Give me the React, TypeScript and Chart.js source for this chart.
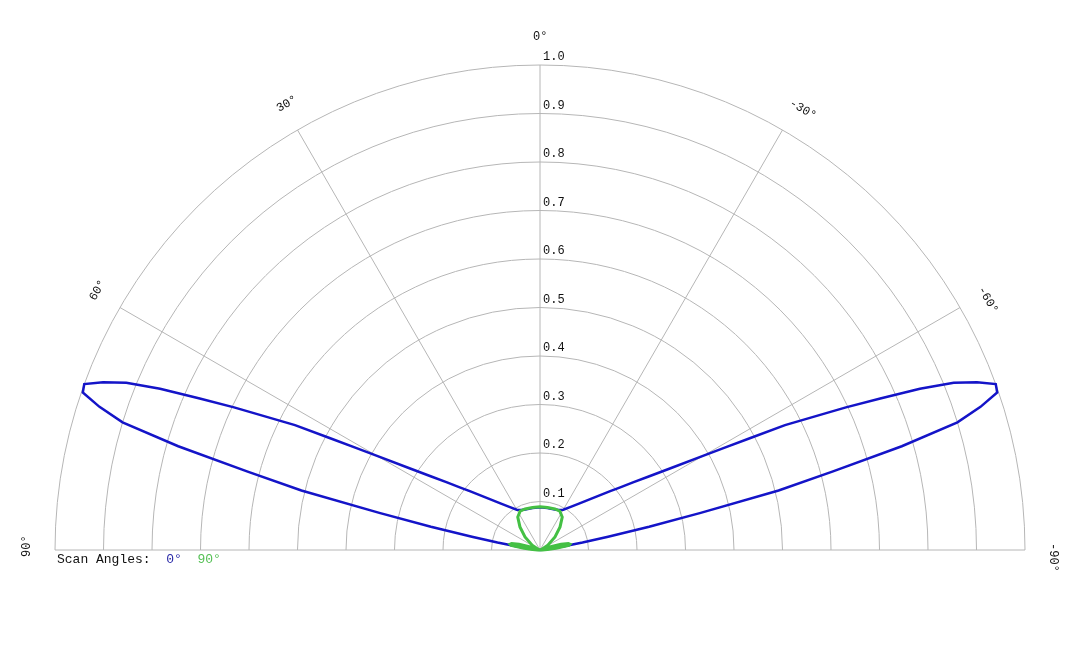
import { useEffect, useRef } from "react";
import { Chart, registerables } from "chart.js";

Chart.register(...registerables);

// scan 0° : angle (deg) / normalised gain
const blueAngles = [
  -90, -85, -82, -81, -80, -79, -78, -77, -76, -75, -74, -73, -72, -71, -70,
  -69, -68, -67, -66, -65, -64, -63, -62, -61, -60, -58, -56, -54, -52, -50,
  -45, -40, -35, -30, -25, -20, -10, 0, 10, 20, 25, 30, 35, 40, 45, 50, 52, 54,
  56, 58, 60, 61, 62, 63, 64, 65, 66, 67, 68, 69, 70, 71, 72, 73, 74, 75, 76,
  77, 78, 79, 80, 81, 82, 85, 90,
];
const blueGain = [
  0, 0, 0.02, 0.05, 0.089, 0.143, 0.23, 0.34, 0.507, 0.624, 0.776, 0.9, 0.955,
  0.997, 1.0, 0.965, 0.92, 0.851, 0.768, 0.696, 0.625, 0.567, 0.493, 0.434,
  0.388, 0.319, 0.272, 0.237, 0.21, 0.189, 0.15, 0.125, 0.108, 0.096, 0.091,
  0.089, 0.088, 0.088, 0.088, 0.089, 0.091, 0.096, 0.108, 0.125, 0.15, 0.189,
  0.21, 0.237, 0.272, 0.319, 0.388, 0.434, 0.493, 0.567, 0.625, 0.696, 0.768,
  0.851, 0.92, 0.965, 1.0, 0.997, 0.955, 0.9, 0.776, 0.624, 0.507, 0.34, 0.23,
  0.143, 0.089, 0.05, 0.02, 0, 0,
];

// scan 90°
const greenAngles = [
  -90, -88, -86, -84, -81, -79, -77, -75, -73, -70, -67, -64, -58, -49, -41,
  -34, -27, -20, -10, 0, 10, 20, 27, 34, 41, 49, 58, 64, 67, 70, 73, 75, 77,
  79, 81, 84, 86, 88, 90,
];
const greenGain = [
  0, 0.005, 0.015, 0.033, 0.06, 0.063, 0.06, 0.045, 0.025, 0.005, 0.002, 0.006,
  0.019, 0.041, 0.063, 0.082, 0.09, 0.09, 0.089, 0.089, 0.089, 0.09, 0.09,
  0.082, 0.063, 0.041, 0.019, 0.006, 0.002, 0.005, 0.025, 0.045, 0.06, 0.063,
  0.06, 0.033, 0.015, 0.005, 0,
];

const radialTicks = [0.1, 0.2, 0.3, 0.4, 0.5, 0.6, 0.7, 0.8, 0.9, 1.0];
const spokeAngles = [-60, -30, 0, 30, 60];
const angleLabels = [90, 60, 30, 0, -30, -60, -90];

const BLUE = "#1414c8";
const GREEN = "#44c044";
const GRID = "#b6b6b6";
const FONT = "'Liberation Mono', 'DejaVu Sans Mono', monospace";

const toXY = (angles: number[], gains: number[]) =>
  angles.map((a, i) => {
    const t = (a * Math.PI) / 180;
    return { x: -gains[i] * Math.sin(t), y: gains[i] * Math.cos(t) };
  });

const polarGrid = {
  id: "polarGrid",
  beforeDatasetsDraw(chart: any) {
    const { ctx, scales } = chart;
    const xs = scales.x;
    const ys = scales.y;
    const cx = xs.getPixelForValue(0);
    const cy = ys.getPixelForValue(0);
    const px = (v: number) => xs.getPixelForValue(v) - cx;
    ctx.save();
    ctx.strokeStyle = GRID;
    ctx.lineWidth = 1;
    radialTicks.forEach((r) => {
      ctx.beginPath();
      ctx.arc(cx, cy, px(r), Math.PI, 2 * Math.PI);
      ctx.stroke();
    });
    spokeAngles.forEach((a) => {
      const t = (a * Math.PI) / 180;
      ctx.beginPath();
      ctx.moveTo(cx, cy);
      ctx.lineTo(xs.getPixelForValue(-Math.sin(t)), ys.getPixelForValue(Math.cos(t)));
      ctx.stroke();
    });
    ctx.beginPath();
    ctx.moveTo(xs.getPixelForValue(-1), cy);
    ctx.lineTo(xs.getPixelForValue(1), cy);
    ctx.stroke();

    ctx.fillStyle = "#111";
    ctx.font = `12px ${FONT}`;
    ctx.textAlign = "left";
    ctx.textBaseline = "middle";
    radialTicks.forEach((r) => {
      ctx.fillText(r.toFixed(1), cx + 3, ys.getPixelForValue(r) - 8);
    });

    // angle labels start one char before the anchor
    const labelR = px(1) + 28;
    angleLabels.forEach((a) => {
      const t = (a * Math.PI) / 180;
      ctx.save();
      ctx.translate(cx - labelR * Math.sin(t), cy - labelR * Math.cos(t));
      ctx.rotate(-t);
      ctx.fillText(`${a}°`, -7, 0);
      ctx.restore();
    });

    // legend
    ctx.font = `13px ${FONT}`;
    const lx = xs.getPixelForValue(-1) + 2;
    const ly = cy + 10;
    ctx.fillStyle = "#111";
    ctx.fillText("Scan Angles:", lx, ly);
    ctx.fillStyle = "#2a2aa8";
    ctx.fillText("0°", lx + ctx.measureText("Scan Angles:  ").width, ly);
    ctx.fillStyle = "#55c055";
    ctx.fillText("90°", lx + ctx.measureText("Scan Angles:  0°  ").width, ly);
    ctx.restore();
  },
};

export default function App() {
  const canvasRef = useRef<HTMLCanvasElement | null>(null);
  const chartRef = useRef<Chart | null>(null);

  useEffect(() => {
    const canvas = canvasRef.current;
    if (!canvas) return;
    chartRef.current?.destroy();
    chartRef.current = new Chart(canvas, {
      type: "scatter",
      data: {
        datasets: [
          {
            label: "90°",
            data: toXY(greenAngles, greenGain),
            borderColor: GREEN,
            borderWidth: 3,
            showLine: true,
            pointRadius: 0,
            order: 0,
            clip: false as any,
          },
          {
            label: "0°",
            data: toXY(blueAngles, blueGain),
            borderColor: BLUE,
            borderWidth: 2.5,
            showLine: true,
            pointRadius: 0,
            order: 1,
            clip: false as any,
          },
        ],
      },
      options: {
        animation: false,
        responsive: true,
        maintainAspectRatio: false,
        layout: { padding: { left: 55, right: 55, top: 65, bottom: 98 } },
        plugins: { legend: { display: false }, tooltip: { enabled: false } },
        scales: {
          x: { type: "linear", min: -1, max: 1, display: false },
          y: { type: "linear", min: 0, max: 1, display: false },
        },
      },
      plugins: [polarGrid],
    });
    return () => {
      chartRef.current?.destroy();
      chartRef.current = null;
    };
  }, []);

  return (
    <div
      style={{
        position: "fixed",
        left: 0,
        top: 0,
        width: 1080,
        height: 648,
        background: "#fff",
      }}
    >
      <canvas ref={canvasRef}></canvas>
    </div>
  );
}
● ● ● ● ●
Work to complete: Copy out all of the material exactly as written, without its pictures.

Task output:
Give me the React, TypeScript and Chart.js source for this chart.
import { useEffect, useRef } from "react";
import { Chart, registerables } from "chart.js";

Chart.register(...registerables);

// scan 0° : angle (deg) / normalised gain
const blueAngles = [
  -90, -85, -82, -81, -80, -79, -78, -77, -76, -75, -74, -73, -72, -71, -70,
  -69, -68, -67, -66, -65, -64, -63, -62, -61, -60, -58, -56, -54, -52, -50,
  -45, -40, -35, -30, -25, -20, -10, 0, 10, 20, 25, 30, 35, 40, 45, 50, 52, 54,
  56, 58, 60, 61, 62, 63, 64, 65, 66, 67, 68, 69, 70, 71, 72, 73, 74, 75, 76,
  77, 78, 79, 80, 81, 82, 85, 90,
];
const blueGain = [
  0, 0, 0.02, 0.05, 0.089, 0.143, 0.23, 0.34, 0.507, 0.624, 0.776, 0.9, 0.955,
  0.997, 1.0, 0.965, 0.92, 0.851, 0.768, 0.696, 0.625, 0.567, 0.493, 0.434,
  0.388, 0.319, 0.272, 0.237, 0.21, 0.189, 0.15, 0.125, 0.108, 0.096, 0.091,
  0.089, 0.088, 0.088, 0.088, 0.089, 0.091, 0.096, 0.108, 0.125, 0.15, 0.189,
  0.21, 0.237, 0.272, 0.319, 0.388, 0.434, 0.493, 0.567, 0.625, 0.696, 0.768,
  0.851, 0.92, 0.965, 1.0, 0.997, 0.955, 0.9, 0.776, 0.624, 0.507, 0.34, 0.23,
  0.143, 0.089, 0.05, 0.02, 0, 0,
];

// scan 90°
const greenAngles = [
  -90, -88, -86, -84, -81, -79, -77, -75, -73, -70, -67, -64, -58, -49, -41,
  -34, -27, -20, -10, 0, 10, 20, 27, 34, 41, 49, 58, 64, 67, 70, 73, 75, 77,
  79, 81, 84, 86, 88, 90,
];
const greenGain = [
  0, 0.005, 0.015, 0.033, 0.06, 0.063, 0.06, 0.045, 0.025, 0.005, 0.002, 0.006,
  0.019, 0.041, 0.063, 0.082, 0.09, 0.09, 0.089, 0.089, 0.089, 0.09, 0.09,
  0.082, 0.063, 0.041, 0.019, 0.006, 0.002, 0.005, 0.025, 0.045, 0.06, 0.063,
  0.06, 0.033, 0.015, 0.005, 0,
];

const radialTicks = [0.1, 0.2, 0.3, 0.4, 0.5, 0.6, 0.7, 0.8, 0.9, 1.0];
const spokeAngles = [-60, -30, 0, 30, 60];
const angleLabels = [90, 60, 30, 0, -30, -60, -90];

const BLUE = "#1414c8";
const GREEN = "#44c044";
const GRID = "#b6b6b6";
const FONT = "'Liberation Mono', 'DejaVu Sans Mono', monospace";

const toXY = (angles: number[], gains: number[]) =>
  angles.map((a, i) => {
    const t = (a * Math.PI) / 180;
    return { x: -gains[i] * Math.sin(t), y: gains[i] * Math.cos(t) };
  });

const polarGrid = {
  id: "polarGrid",
  beforeDatasetsDraw(chart: any) {
    const { ctx, scales } = chart;
    const xs = scales.x;
    const ys = scales.y;
    const cx = xs.getPixelForValue(0);
    const cy = ys.getPixelForValue(0);
    const px = (v: number) => xs.getPixelForValue(v) - cx;
    ctx.save();
    ctx.strokeStyle = GRID;
    ctx.lineWidth = 1;
    radialTicks.forEach((r) => {
      ctx.beginPath();
      ctx.arc(cx, cy, px(r), Math.PI, 2 * Math.PI);
      ctx.stroke();
    });
    spokeAngles.forEach((a) => {
      const t = (a * Math.PI) / 180;
      ctx.beginPath();
      ctx.moveTo(cx, cy);
      ctx.lineTo(xs.getPixelForValue(-Math.sin(t)), ys.getPixelForValue(Math.cos(t)));
      ctx.stroke();
    });
    ctx.beginPath();
    ctx.moveTo(xs.getPixelForValue(-1), cy);
    ctx.lineTo(xs.getPixelForValue(1), cy);
    ctx.stroke();

    ctx.fillStyle = "#111";
    ctx.font = `12px ${FONT}`;
    ctx.textAlign = "left";
    ctx.textBaseline = "middle";
    radialTicks.forEach((r) => {
      ctx.fillText(r.toFixed(1), cx + 3, ys.getPixelForValue(r) - 8);
    });

    // angle labels start one char before the anchor
    const labelR = px(1) + 28;
    angleLabels.forEach((a) => {
      const t = (a * Math.PI) / 180;
      ctx.save();
      ctx.translate(cx - labelR * Math.sin(t), cy - labelR * Math.cos(t));
      ctx.rotate(-t);
      ctx.fillText(`${a}°`, -7, 0);
      ctx.restore();
    });

    // legend
    ctx.font = `13px ${FONT}`;
    const lx = xs.getPixelForValue(-1) + 2;
    const ly = cy + 10;
    ctx.fillStyle = "#111";
    ctx.fillText("Scan Angles:", lx, ly);
    ctx.fillStyle = "#2a2aa8";
    ctx.fillText("0°", lx + ctx.measureText("Scan Angles:  ").width, ly);
    ctx.fillStyle = "#55c055";
    ctx.fillText("90°", lx + ctx.measureText("Scan Angles:  0°  ").width, ly);
    ctx.restore();
  },
};

export default function App() {
  const canvasRef = useRef<HTMLCanvasElement | null>(null);
  const chartRef = useRef<Chart | null>(null);

  useEffect(() => {
    const canvas = canvasRef.current;
    if (!canvas) return;
    chartRef.current?.destroy();
    chartRef.current = new Chart(canvas, {
      type: "scatter",
      data: {
        datasets: [
          {
            label: "90°",
            data: toXY(greenAngles, greenGain),
            borderColor: GREEN,
            borderWidth: 3,
            showLine: true,
            pointRadius: 0,
            order: 0,
            clip: false as any,
          },
          {
            label: "0°",
            data: toXY(blueAngles, blueGain),
            borderColor: BLUE,
            borderWidth: 2.5,
            showLine: true,
            pointRadius: 0,
            order: 1,
            clip: false as any,
          },
        ],
      },
      options: {
        animation: false,
        responsive: true,
        maintainAspectRatio: false,
        layout: { padding: { left: 55, right: 55, top: 65, bottom: 98 } },
        plugins: { legend: { display: false }, tooltip: { enabled: false } },
        scales: {
          x: { type: "linear", min: -1, max: 1, display: false },
          y: { type: "linear", min: 0, max: 1, display: false },
        },
      },
      plugins: [polarGrid],
    });
    return () => {
      chartRef.current?.destroy();
      chartRef.current = null;
    };
  }, []);

  return (
    <div
      style={{
        position: "fixed",
        left: 0,
        top: 0,
        width: 1080,
        height: 648,
        background: "#fff",
      }}
    >
      <canvas ref={canvasRef}></canvas>
    </div>
  );
}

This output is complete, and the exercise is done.